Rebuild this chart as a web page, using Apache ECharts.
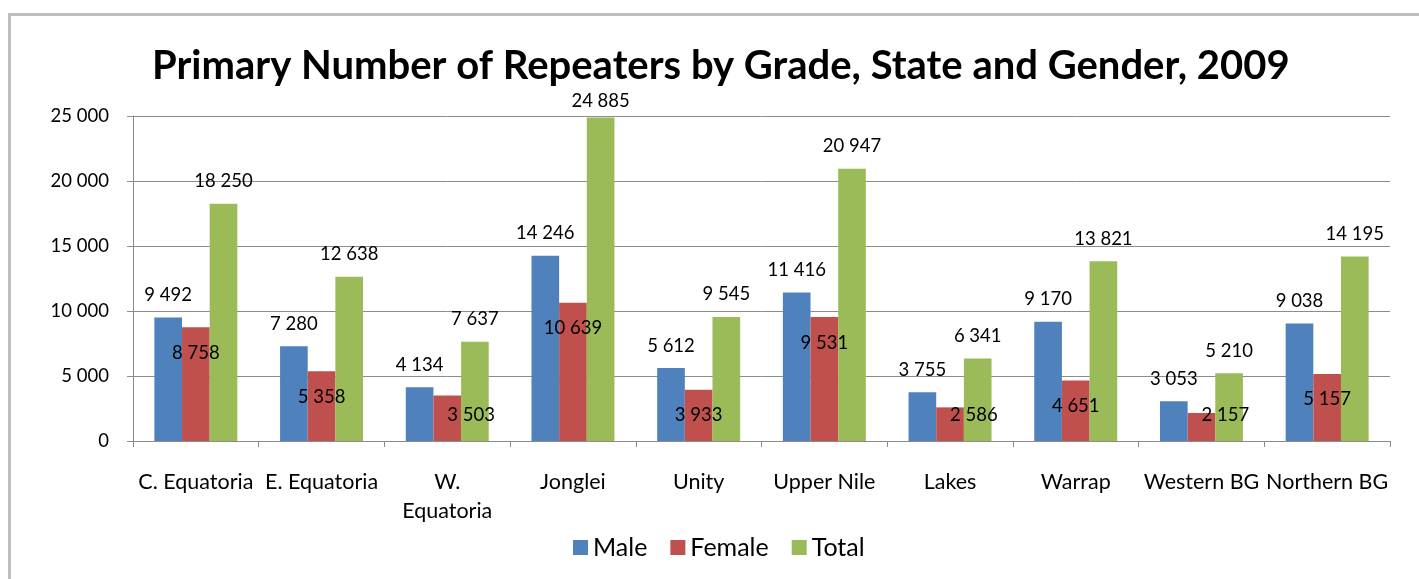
<!DOCTYPE html>
<html>
<head>
<meta charset="utf-8">
<script src="https://cdn.jsdelivr.net/npm/echarts@6/dist/echarts.min.js"></script>
<style>
  html, body { margin: 0; padding: 0; background: #fff; }
  #chart { width: 1419px; height: 579px; }
</style>
</head>
<body>
<div id="chart"></div>
<script>
// States (categories along the x axis)
const states = ['C. Equatoria', 'E. Equatoria', 'W.\nEquatoria', 'Jonglei', 'Unity',
                'Upper Nile', 'Lakes', 'Warrap', 'Western BG', 'Northern BG'];
// Repeaters per state
const male   = [9492, 7280, 4134, 14246, 5612, 11416, 3755, 9170, 3053, 9038];
const female = [8758, 5358, 3503, 10639, 3933, 9531, 2586, 4651, 2157, 5157];
const total  = [18250, 12638, 7637, 24885, 9545, 20947, 6341, 13821, 5210, 14195];
// Value axis
const yMin = 0, yMax = 25000, yStep = 5000;

const FONT = 'Lato, "Noto Sans", sans-serif';
const GRID_TOP = 116;
const fmt = v => String(v).replace(/\B(?=(\d{3})+(?!\d))/g, ' ');

const chart = echarts.init(document.getElementById('chart'));

const topLabel = {
  show: true, position: 'top', distance: 13,
  color: '#000', fontFamily: FONT, fontSize: 18.5,
  formatter: p => fmt(p.value)
};

// labels above the tallest bars stay close to the plot area
const clampTop = p => {
  const r = p.labelRect;
  const cy = r.y + r.height / 2;
  const minCy = GRID_TOP - 15;
  if (cy < minCy) {
    return { x: r.x + r.width / 2, y: minCy, align: 'center', verticalAlign: 'middle' };
  }
  return {};
};

chart.setOption({
  animation: false,
  textStyle: { fontFamily: FONT },
  title: {
    text: 'Primary Number of Repeaters by Grade, State and Gender, 2009',
    left: 147, top: 41,
    textStyle: { fontFamily: FONT, fontSize: 40, fontWeight: 'bold', color: '#000' }
  },
  graphic: [{
    type: 'rect', silent: true, z: -1,
    shape: { x: 9.5, y: 14.5, width: 1500, height: 700 },
    style: { fill: 'none', stroke: '#bfbfbf', lineWidth: 3 }
  }],
  legend: {
    bottom: 14, left: 568,
    itemWidth: 15, itemHeight: 15, itemGap: 23,
    icon: 'rect',
    textStyle: { fontFamily: FONT, fontSize: 25, color: '#000' },
    data: ['Male', 'Female', 'Total']
  },
  grid: { left: 133, right: 29, top: GRID_TOP, bottom: 138 },
  xAxis: {
    type: 'category', data: states,
    axisLine: { lineStyle: { color: '#8c8c8c', width: 1 } },
    axisTick: { show: true, length: 6, lineStyle: { color: '#8c8c8c' } },
    axisLabel: { color: '#000', fontFamily: FONT, fontSize: 21.5, margin: 27, lineHeight: 29, interval: 0 }
  },
  yAxis: {
    type: 'value', min: yMin, max: yMax, interval: yStep,
    axisLine: { show: true, lineStyle: { color: '#8c8c8c' } },
    axisTick: { show: true, inside: false, length: 6, lineStyle: { color: '#8c8c8c' } },
    splitLine: { lineStyle: { color: '#8c8c8c', width: 1 } },
    axisLabel: { color: '#000', fontFamily: FONT, fontSize: 18.5, margin: 24, formatter: v => fmt(v) }
  },
  series: [
    {
      name: 'Male', type: 'bar', data: male,
      barGap: '0%', barCategoryGap: '34%',
      itemStyle: { color: '#4f81bd' },
      label: topLabel
    },
    {
      name: 'Female', type: 'bar', data: female,
      barGap: '0%', barCategoryGap: '34%',
      itemStyle: { color: '#c0504d' },
      label: {
        show: true, position: 'insideTop', distance: 16,
        color: '#000', fontFamily: FONT, fontSize: 18.5,
        formatter: p => fmt(p.value)
      },
      // keep short-bar labels from sliding below the base of the bar
      labelLayout: p => {
        const base = p.rect.y + p.rect.height - 16;
        const bottom = p.labelRect.y + p.labelRect.height;
        if (bottom > base) {
          return { y: p.labelRect.y - (bottom - base) };
        }
        return {};
      }
    },
    {
      name: 'Total', type: 'bar', data: total,
      barGap: '0%', barCategoryGap: '34%',
      itemStyle: { color: '#9bbb59' },
      label: topLabel,
      labelLayout: clampTop
    }
  ]
});
</script>
</body>
</html>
^^^^^^^^^^^^^^^^
=== AIM OF THE TASK ===
The lines from the top of the data above through the one holding "const yMin = 0, yMax = 25000, yStep = 5000;" are to be repeated exactly, and only those, with no pictures.

=== RESULT OF THE TASK ===
Rebuild this chart as a web page, using Apache ECharts.
<!DOCTYPE html>
<html>
<head>
<meta charset="utf-8">
<script src="https://cdn.jsdelivr.net/npm/echarts@6/dist/echarts.min.js"></script>
<style>
  html, body { margin: 0; padding: 0; background: #fff; }
  #chart { width: 1419px; height: 579px; }
</style>
</head>
<body>
<div id="chart"></div>
<script>
// States (categories along the x axis)
const states = ['C. Equatoria', 'E. Equatoria', 'W.\nEquatoria', 'Jonglei', 'Unity',
                'Upper Nile', 'Lakes', 'Warrap', 'Western BG', 'Northern BG'];
// Repeaters per state
const male   = [9492, 7280, 4134, 14246, 5612, 11416, 3755, 9170, 3053, 9038];
const female = [8758, 5358, 3503, 10639, 3933, 9531, 2586, 4651, 2157, 5157];
const total  = [18250, 12638, 7637, 24885, 9545, 20947, 6341, 13821, 5210, 14195];
// Value axis
const yMin = 0, yMax = 25000, yStep = 5000;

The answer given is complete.